= Unilect =

Unilect (also stylized as UniLect) is a punch card voting machine manufacturer based in Dublin, California. Its main product is the Patriot touchscreen voting machine, which was introduced in 1992.

==History==
Unilect was founded in 1989 by Jack Gerbel, who previously founded Computer Election Systems, and is the president as of 2006. During the 2000s, its machines were sold in Michigan, North Carolina, South Carolina, Pennsylvania, Florida, and Virginia. The company had about 20 employees as of 2004.

In 2003, six election vendors formed the Election Technology Council for documenting ethics and security best practices: the Information Technology Association of America, Diebold, Hart InterCivic, Election Systems & Software, Sequoia Voting Systems, and Unilect.

During the 2004 United States elections, in Carteret County, North Carolina, 4,530 votes were irreversibly lost. Local election officials said that Unilect told them each voting machine had a limit of 10,500 votes, but the actual limit was 3,005 votes. Gerbel said that the machines gave a warning message that storage space was running out. Critics responded that the machines should have automatically stopped counting new ballots at this point. The chair of Carteret County's election board said that election officials did not see a warning message. The North Carolina agriculture commissioner election results had a margin lower than the number of lost votes, so it was not certified in time unlike the other races. In December 2004, a new election was ordered by the North Carolina Board of Elections for North Carolina agriculture commissioner. In July 2005, the North Carolina State Legislature voted to stop using Unilect and to mandate paper ballots for all electronic voting systems.

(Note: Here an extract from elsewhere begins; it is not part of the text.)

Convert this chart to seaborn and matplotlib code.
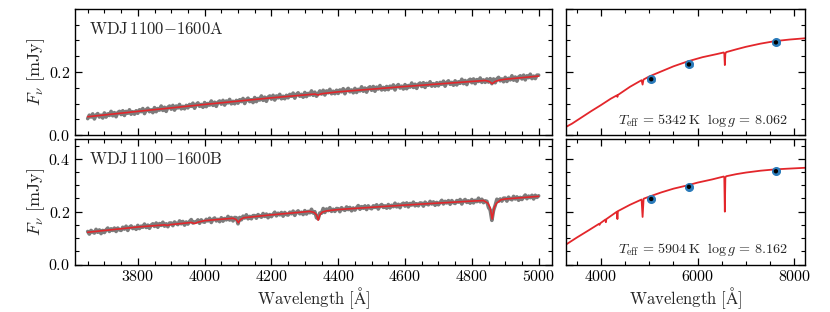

Pennsylvania state officials decertified Unilect in April 2005 due to its machines freezing, not capturing screen touches, and under-counting votes during the 2004 election. In April 2006, Unilect offered to buy back old Patriot machines for $5,000 from Mercer County, Pennsylvania, originally sold for about $900,000 in 2001. County Commissioner Olivia M. Lazor described this offer as "an insult". In May 2006, the county sued Unilect to recover the cost, alleging breach of contract.